Note: This section has been mostly compiled from information written in the 2003 Wakhan Mission Report by the UNEP (United Nations Environment Programme).

Quoting Marco Polo (1254-1324) from 'The Travels - The Road to Cathay': "When the traveler leaves Badakhshan, he goes twelve days' journey east-north-east up a river valley belonging to the brother of the lord of Badakhshan, where there are towns and homesteads in plenty, peopled by a warlike race of Moslems. After these twelve days he reaches a country called Wakhan of no great size, for it is three days' journey across in every way. The people, who are Moslems, speak a language of their own and are doughty warriors. They have no ruler except one, whom they call 'nona', that is 'count' in our language, and are subject to the lord of Badakhshan. They have wild beasts in plenty and game of all sorts for the chase.

When the traveler leaves this place, he goes three days' journey towards the north-east, through mountains all the time, climbing so high that this is said to be the highest place in the world. And when he is in this high place, he finds a plain between the mountains, with a lake from which flows a very fine river. Here is the best pasturage in the world; for a lean beast grows fat in ten days. Wild game of every sort abounds. There are great quantities of wild sheep of huge size. Their horns grow to as much as six palms in length and are never less than three or four. From these horns the shepherds make bowls from which they feed, and also fences to keep in their flocks. There are also innumerable wolves, which devour many of the wild rams. The horns and bones of the sheep are found in such numbers that men build cairns of them beside the tracks to serve as landmarks to travelers in the snowy season."

The Wakhan Corridor came into being as an integral part of Afghan territory only as the result of frontier wrangling between Imperial Russia and Imperial Britain in the 1880s and 1890s, a period during which Czarist Russian forces consolidated their control over the Central Asian Khanates and Emirates. Imperial Britain, in response, moved up from the Indian plains into the mountain principalities now incorporated in Chitral and the Northern Areas of Pakistan.

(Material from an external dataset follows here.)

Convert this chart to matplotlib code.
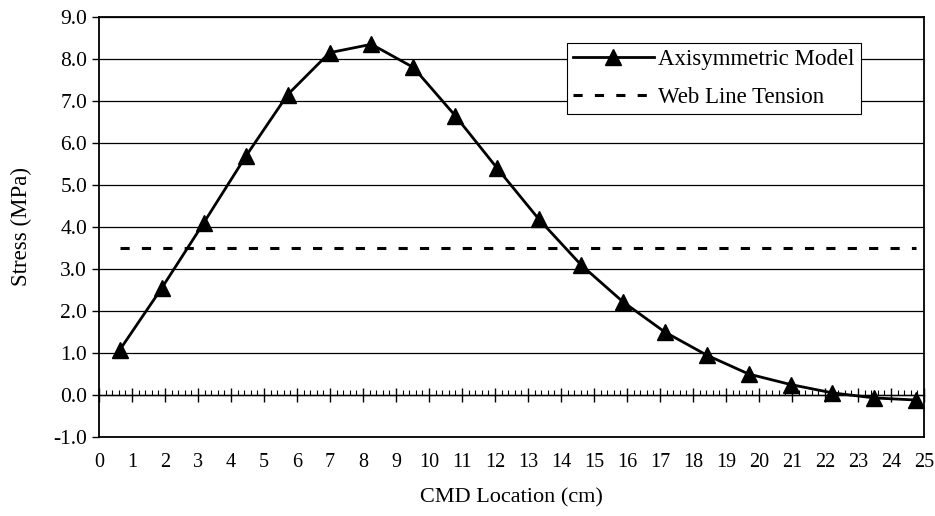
import matplotlib.pyplot as plt
import numpy as np
from matplotlib.ticker import MultipleLocator, FormatStrFormatter

plt.rcParams['font.family'] = ['Liberation Serif', 'DejaVu Serif']
plt.rcParams['axes.unicode_minus'] = False

# CMD location (cm) of each model point, 0.5 in spacing
cmd_x = [0.635, 1.905, 3.175, 4.445, 5.715, 6.985, 8.255, 9.525, 10.795, 12.065,
         13.335, 14.605, 15.875, 17.145, 18.415, 19.685, 20.955, 22.225, 23.495, 24.765]
stress = [1.08, 2.55, 4.10, 5.68, 7.15, 8.15, 8.35, 7.80, 6.65, 5.40,
          4.18, 3.10, 2.22, 1.50, 0.95, 0.50, 0.25, 0.05, -0.07, -0.12]
web_tension = 3.5
y_min, y_max = -1, 9

fig = plt.figure(figsize=(9.35, 5.16), dpi=100)
ax = fig.add_axes([99/935, 79/516, 825/935, 420/516])

ax.plot(cmd_x, stress, color='black', lw=2, marker='^', ms=12,
        label='Axisymmetric Model')
ax.plot([cmd_x[0], cmd_x[-1]], [web_tension, web_tension], color='black', lw=2.2,
        ls=(0, (3, 4)), label='Web Line Tension')

ax.set_xlim(0, 25)
ax.set_ylim(y_min, y_max)
ax.yaxis.set_major_locator(MultipleLocator(1))
ax.yaxis.set_major_formatter(FormatStrFormatter('%.1f'))
ax.xaxis.set_major_locator(MultipleLocator(1))
ax.xaxis.set_minor_locator(MultipleLocator(0.2))

ax.grid(axis='y', color='black', lw=0.9)
# plot area bottom edge (the x spine sits on the zero line)
ax.axhline(y_min, color='black', lw=1.3, clip_on=False, zorder=3)
ax.spines['bottom'].set_position(('data', 0))
ax.spines['bottom'].set_linewidth(1)
for s in ['left', 'right', 'top']:
    ax.spines[s].set_linewidth(1.3)

ax.tick_params(axis='x', which='major', direction='inout', length=10, width=1,
               pad=37, labelsize=14.5)
ax.tick_params(axis='x', which='minor', direction='in', length=3.5, width=0.8)
ax.tick_params(axis='y', direction='out', length=5, width=1, labelsize=15.5)

ax.set_xlabel('CMD Location (cm)', fontsize=16)
ax.xaxis.set_label_coords(0.5, -0.122)
ax.set_ylabel('Stress (MPa)', fontsize=16.5)
ax.yaxis.set_label_coords(-0.081, 0.5)

leg = ax.legend(loc='upper right', bbox_to_anchor=(0.9236, 0.938), fontsize=16.5,
                handlelength=3.5, fancybox=False, framealpha=1,
                edgecolor='black', borderpad=0.28, labelspacing=0.7,
                handletextpad=0.2, borderaxespad=0)
leg.get_frame().set_linewidth(0.8)

fig.savefig('out.png', dpi=100)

Quoting Louis Dupree in his book Afghanistan (1980):

"By 1891 the scene shifted to the northeastern boundary as the Russians attempted to explore and annex the Wakhan area. This would in effect outflank the northwestern boundary (of Afghan territory under the control of Amir Abdur Rahman) and give Russia a common boundary with British India. Considering themselves seriously threatened, the British reacted vigorously, and forced Russia to negotiate. Amir Abdur Rahman, with the British still in control of his foreign policy, resumed his role as bystander. Britain and Russia agreed to give Russia all the land north of the Amu Darya and Afghanistan all the land south of the Amu Darya. Also the British forced Afghanistan to accept control of the Wakhan, a rugged area still incompletely mapped. Abdur Rahman objected to the 'gift' exclaiming he had enough problems with his own people and did not wish to be held responsible for the Kirghiz bandits in the Wakhan and the Pamir."

Nonetheless, the territory and its boundaries were reluctantly accepted and have remained an integral part of Afghan territory, meaning that at no point did British India touch Tsarist Central Asia. Another Joint Boundary Commission fixed the extreme northeast frontiers in 1895-96. This included its easternmost point where the frontier crossed a rough jumble of mountains and glaciers to form a frontier with China. This remained somewhat undefined until as late as 1964, when it was finally settled between Afghanistan and China. Wakhan and what became known as the Big and Little Afghan Pamir were incorporated into the Afghan Province of Badakhshan, which the Afghan ruler and father of the present state of Afghanistan, Amir Abdur Rahman, had brought under his control in 1888. These frontiers established in the late 19th century remain the frontiers today between Afghanistan and the modern states of Pakistan, Tajikistan, and China.